**What is needed:** Retype the opening lines of the data exactly, stopping after the line that contains "speed_40_44, speed_44_48, speed_gt_48]". Skip every picture.

**Data supplied:**

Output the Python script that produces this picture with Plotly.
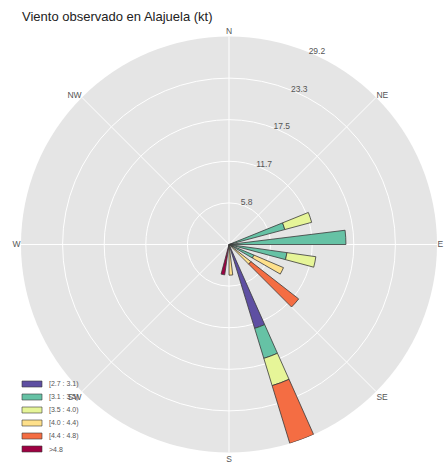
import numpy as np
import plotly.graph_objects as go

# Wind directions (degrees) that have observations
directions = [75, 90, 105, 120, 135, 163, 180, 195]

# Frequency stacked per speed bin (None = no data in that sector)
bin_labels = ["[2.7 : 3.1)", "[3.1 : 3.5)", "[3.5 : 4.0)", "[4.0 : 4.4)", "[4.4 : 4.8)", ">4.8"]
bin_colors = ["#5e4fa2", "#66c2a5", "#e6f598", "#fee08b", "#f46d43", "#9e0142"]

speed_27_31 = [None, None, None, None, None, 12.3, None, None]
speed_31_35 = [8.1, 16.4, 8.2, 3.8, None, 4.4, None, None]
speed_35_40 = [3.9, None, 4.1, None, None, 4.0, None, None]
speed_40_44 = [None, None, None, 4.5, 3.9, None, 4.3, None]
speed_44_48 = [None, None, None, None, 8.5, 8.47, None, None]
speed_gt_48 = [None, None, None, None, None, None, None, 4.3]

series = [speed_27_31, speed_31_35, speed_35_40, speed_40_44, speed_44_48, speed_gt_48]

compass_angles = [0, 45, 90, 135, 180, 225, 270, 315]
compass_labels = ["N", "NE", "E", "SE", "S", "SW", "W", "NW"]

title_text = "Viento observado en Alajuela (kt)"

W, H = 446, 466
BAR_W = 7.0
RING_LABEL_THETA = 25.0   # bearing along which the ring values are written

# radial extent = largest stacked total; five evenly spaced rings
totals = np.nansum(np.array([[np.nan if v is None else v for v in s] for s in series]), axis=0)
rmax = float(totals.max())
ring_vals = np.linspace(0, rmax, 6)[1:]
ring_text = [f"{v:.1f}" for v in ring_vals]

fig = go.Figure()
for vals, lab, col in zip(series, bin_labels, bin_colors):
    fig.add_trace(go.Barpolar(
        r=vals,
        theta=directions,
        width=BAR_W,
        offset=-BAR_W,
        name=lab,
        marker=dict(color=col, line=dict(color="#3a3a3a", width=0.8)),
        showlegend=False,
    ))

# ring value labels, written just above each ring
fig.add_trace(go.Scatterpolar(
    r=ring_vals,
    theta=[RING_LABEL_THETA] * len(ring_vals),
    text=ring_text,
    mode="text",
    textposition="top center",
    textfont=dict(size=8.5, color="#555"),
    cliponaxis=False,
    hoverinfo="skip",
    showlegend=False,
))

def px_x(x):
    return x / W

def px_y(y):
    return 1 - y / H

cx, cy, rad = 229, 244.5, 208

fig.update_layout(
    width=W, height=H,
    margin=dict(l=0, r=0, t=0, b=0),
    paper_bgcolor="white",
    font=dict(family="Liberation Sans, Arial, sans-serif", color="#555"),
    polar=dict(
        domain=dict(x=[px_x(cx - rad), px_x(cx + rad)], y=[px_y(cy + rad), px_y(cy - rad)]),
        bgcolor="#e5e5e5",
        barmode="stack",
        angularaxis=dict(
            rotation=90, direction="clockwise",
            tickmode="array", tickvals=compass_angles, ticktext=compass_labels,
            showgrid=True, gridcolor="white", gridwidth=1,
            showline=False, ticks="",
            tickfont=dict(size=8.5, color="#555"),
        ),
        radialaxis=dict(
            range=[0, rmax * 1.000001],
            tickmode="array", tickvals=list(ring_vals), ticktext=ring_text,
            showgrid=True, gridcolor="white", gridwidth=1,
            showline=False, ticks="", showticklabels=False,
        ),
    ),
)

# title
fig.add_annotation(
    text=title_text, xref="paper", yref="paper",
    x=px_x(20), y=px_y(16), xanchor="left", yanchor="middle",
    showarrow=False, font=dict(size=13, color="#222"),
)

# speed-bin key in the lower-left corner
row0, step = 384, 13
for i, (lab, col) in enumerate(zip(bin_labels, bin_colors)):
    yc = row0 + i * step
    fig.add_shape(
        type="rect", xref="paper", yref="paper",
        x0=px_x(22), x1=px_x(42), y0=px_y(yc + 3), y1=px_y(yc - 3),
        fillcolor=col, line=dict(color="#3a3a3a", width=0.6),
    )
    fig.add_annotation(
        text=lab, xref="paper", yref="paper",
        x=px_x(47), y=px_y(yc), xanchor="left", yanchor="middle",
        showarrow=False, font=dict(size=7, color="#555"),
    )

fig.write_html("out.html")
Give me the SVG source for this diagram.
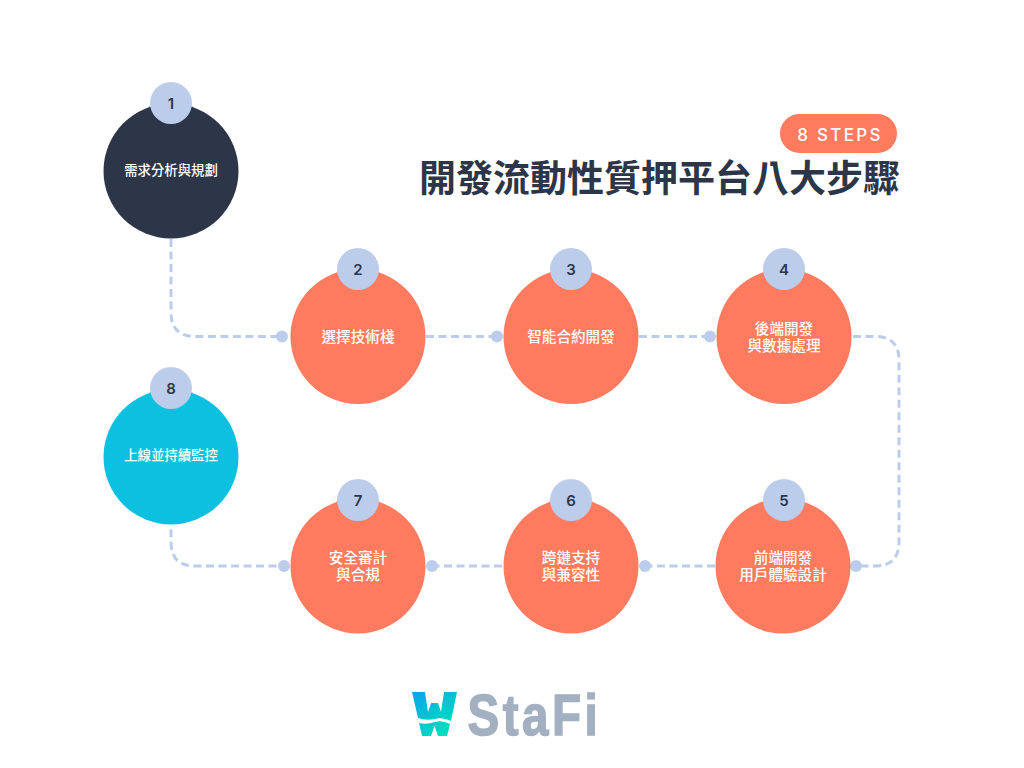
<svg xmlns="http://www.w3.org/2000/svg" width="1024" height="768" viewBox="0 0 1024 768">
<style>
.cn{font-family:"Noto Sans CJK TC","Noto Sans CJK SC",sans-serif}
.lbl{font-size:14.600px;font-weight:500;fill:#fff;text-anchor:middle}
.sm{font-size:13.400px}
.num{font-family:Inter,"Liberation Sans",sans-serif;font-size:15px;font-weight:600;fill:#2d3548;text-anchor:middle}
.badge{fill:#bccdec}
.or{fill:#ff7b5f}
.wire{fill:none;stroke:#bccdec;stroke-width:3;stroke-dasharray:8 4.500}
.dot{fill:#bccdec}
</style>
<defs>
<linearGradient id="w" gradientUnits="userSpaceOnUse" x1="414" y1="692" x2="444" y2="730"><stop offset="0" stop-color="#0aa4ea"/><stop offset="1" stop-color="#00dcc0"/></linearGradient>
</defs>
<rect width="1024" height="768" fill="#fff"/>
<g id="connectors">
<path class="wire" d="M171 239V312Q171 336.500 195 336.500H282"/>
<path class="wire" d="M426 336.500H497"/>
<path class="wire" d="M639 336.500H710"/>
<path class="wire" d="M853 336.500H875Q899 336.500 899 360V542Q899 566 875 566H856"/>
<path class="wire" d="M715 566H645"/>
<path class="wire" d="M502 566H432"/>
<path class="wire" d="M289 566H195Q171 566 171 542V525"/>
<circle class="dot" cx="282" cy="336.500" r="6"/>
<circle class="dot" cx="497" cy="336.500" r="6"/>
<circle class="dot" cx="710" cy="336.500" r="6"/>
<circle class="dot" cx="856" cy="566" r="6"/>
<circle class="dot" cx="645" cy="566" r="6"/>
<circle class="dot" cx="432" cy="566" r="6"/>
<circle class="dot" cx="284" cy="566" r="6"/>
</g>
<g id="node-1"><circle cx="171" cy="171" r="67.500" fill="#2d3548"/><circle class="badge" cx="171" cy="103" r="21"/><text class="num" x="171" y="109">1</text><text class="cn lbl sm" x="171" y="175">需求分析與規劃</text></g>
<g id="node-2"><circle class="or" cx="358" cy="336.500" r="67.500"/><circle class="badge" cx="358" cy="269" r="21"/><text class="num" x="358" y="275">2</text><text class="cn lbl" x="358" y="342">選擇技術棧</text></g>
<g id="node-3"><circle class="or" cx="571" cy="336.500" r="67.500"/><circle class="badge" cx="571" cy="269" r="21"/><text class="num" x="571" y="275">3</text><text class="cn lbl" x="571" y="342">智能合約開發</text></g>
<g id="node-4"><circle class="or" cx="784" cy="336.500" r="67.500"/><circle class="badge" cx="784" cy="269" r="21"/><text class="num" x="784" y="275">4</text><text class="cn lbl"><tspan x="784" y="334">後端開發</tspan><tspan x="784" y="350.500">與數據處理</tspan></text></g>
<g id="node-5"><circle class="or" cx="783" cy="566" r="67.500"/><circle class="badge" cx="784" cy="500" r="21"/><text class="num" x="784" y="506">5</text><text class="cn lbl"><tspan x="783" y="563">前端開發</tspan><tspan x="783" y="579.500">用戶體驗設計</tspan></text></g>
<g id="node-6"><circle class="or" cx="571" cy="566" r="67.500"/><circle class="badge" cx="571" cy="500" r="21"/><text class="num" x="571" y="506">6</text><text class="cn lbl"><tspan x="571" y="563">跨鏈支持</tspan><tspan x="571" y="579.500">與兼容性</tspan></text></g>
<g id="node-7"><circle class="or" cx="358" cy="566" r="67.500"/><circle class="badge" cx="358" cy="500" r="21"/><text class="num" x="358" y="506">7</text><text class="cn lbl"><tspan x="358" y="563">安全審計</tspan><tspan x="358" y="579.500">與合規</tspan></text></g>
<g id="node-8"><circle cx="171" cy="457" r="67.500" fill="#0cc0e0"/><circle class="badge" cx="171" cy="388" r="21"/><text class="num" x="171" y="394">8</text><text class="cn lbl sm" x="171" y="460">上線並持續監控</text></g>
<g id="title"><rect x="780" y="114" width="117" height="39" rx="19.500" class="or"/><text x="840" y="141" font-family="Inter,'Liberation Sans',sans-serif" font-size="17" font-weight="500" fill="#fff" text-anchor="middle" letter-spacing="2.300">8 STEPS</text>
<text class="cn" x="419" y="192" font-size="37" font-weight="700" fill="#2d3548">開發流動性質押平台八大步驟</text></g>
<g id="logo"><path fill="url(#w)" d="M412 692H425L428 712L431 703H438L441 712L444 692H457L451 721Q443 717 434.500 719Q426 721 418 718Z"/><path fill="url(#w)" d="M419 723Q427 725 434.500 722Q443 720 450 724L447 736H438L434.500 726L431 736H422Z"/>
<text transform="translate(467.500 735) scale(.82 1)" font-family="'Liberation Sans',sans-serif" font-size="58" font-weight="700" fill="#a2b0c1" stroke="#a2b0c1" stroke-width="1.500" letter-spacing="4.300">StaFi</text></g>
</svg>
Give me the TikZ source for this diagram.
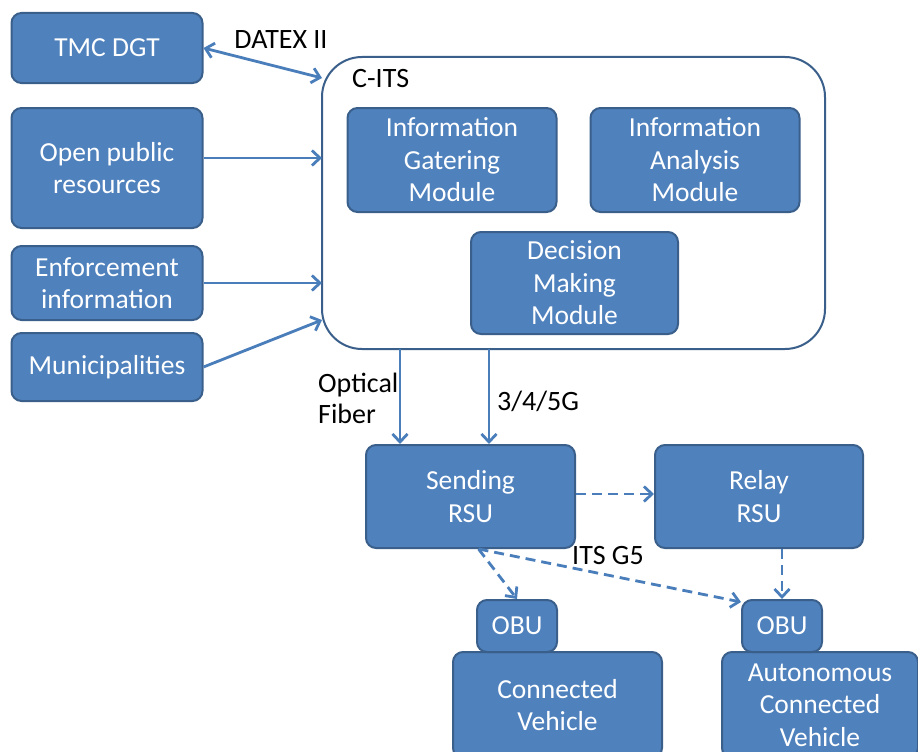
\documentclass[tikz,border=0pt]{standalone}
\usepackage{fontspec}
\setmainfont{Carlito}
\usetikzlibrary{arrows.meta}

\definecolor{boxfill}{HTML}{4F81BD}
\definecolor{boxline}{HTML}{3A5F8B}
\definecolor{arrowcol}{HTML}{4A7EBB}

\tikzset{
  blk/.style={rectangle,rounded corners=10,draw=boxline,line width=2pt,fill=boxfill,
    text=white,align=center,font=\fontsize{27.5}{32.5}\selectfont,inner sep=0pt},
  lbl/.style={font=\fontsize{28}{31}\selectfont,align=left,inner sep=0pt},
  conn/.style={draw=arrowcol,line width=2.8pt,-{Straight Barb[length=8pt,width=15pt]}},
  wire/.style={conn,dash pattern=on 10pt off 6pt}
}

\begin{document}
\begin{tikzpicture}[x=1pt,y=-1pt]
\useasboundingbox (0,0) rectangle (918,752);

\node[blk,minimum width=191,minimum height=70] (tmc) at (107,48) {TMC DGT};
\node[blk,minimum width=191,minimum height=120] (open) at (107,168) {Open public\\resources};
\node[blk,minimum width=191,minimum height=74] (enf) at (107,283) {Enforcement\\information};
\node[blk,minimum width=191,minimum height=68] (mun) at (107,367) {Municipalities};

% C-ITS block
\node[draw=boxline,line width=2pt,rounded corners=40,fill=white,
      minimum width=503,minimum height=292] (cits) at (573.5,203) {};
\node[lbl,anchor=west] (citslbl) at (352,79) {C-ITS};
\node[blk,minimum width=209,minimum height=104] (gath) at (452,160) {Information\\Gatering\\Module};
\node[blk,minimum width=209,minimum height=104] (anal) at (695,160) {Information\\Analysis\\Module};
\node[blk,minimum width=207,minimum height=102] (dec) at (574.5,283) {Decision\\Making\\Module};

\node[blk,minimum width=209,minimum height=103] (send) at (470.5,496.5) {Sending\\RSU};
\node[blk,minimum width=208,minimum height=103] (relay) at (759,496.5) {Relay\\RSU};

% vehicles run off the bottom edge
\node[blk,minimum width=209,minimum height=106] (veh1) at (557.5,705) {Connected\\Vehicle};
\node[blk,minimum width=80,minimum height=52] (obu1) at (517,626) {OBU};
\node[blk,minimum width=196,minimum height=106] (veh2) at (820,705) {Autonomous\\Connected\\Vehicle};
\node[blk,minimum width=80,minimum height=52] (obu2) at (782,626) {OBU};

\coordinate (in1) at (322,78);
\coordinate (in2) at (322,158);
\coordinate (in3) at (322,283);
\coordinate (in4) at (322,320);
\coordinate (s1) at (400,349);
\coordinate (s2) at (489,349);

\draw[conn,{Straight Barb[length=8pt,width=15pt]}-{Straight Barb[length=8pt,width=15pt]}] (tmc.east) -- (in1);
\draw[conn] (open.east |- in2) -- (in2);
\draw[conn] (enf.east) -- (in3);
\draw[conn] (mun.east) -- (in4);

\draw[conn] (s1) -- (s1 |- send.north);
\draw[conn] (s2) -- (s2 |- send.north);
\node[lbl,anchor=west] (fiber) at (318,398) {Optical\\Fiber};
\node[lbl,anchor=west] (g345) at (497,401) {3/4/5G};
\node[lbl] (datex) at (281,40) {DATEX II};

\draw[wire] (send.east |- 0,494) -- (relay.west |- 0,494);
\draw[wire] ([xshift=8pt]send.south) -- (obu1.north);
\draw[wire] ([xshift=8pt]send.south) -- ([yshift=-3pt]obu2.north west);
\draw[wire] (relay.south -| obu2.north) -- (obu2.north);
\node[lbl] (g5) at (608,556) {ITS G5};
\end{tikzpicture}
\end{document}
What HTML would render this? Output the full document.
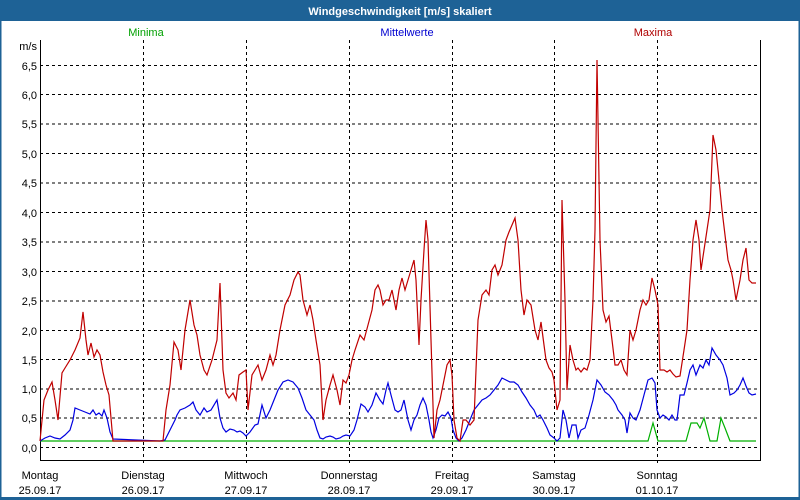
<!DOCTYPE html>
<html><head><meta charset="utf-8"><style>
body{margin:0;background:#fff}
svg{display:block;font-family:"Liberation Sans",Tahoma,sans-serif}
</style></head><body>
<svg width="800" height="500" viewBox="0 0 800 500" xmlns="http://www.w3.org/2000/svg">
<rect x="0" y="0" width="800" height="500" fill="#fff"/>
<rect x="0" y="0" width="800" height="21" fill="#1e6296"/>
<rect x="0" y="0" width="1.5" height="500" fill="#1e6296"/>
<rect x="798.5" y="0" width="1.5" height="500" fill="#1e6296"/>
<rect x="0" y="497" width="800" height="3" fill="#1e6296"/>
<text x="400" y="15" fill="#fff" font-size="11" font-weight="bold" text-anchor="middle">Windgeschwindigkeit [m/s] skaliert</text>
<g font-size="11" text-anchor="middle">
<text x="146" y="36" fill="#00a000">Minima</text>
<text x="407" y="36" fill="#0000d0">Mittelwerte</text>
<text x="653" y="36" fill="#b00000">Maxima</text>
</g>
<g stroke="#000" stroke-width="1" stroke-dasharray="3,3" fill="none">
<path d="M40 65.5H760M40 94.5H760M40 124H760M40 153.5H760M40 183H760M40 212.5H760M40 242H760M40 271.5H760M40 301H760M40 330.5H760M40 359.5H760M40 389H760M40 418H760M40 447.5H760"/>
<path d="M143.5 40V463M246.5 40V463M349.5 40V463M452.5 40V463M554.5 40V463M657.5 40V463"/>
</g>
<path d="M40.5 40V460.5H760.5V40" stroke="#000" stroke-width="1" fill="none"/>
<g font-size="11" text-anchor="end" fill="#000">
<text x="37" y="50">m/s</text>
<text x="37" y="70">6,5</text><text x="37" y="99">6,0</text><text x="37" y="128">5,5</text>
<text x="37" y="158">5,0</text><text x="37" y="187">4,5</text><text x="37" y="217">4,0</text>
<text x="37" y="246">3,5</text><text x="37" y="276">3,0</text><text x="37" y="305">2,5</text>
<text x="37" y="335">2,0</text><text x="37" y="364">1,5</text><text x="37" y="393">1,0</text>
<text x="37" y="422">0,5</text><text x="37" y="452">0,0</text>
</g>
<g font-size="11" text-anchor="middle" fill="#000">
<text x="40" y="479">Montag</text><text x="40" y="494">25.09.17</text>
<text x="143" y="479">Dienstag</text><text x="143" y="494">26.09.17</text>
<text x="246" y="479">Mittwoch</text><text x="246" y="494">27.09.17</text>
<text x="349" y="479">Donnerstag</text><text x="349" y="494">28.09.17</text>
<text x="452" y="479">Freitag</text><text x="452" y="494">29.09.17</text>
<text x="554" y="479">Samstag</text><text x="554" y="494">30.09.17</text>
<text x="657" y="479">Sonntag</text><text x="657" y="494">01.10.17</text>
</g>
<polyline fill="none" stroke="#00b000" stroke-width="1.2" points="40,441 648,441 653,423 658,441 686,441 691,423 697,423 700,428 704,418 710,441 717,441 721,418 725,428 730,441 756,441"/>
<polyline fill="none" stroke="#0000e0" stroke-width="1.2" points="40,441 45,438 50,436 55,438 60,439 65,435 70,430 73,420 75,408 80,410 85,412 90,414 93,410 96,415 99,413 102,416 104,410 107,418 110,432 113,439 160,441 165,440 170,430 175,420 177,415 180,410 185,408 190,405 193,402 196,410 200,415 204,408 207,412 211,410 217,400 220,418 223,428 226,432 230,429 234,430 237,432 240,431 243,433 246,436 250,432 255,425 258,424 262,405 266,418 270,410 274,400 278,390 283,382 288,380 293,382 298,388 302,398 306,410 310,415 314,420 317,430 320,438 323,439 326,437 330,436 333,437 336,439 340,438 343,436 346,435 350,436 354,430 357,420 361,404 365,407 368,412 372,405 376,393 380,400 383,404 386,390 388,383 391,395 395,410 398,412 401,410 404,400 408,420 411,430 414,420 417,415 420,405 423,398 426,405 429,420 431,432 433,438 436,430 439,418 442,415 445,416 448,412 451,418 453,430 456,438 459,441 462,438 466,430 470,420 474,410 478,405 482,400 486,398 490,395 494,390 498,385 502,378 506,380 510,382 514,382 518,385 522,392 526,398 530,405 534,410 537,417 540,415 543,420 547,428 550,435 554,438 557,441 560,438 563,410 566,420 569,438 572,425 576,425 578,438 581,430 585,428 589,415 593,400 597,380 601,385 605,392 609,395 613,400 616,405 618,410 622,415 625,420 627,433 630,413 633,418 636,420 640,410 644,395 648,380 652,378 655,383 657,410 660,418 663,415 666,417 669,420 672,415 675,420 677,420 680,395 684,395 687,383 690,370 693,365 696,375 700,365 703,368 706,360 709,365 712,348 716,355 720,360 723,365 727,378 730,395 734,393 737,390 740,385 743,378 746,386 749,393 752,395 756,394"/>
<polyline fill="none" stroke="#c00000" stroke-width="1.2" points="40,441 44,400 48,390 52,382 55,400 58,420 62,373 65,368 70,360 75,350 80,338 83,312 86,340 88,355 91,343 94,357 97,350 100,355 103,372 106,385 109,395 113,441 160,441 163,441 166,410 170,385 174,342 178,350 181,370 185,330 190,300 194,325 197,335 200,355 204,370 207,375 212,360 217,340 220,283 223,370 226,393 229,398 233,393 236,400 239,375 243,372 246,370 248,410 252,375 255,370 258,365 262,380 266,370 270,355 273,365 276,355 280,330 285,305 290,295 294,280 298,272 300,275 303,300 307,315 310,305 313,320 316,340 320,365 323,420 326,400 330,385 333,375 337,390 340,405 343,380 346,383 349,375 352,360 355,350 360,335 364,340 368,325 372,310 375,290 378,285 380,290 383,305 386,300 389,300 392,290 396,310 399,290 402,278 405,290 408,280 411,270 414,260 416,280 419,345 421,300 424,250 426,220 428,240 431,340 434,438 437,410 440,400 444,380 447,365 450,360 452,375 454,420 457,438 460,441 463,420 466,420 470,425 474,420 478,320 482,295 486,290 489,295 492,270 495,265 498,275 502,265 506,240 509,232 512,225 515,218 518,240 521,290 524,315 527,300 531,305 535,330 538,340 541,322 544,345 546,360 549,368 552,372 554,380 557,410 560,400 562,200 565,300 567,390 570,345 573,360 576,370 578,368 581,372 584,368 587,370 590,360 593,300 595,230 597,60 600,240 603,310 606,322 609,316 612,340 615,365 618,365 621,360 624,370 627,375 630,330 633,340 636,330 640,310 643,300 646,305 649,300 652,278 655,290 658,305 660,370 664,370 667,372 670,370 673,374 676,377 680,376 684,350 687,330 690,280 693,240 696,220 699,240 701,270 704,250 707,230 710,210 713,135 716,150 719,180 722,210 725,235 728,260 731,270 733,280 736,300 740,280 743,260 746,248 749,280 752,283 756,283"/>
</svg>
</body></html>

**Complete answer:**
Output the Python script that produces this picture with Plotly.
import numpy as np
import plotly.graph_objects as go

# Wind directions (degrees) that have observations
directions = [75, 90, 105, 120, 135, 163, 180, 195]

# Frequency stacked per speed bin (None = no data in that sector)
bin_labels = ["[2.7 : 3.1)", "[3.1 : 3.5)", "[3.5 : 4.0)", "[4.0 : 4.4)", "[4.4 : 4.8)", ">4.8"]
bin_colors = ["#5e4fa2", "#66c2a5", "#e6f598", "#fee08b", "#f46d43", "#9e0142"]

speed_27_31 = [None, None, None, None, None, 12.3, None, None]
speed_31_35 = [8.1, 16.4, 8.2, 3.8, None, 4.4, None, None]
speed_35_40 = [3.9, None, 4.1, None, None, 4.0, None, None]
speed_40_44 = [None, None, None, 4.5, 3.9, None, 4.3, None]
speed_44_48 = [None, None, None, None, 8.5, 8.47, None, None]
speed_gt_48 = [None, None, None, None, None, None, None, 4.3]

series = [speed_27_31, speed_31_35, speed_35_40, speed_40_44, speed_44_48, speed_gt_48]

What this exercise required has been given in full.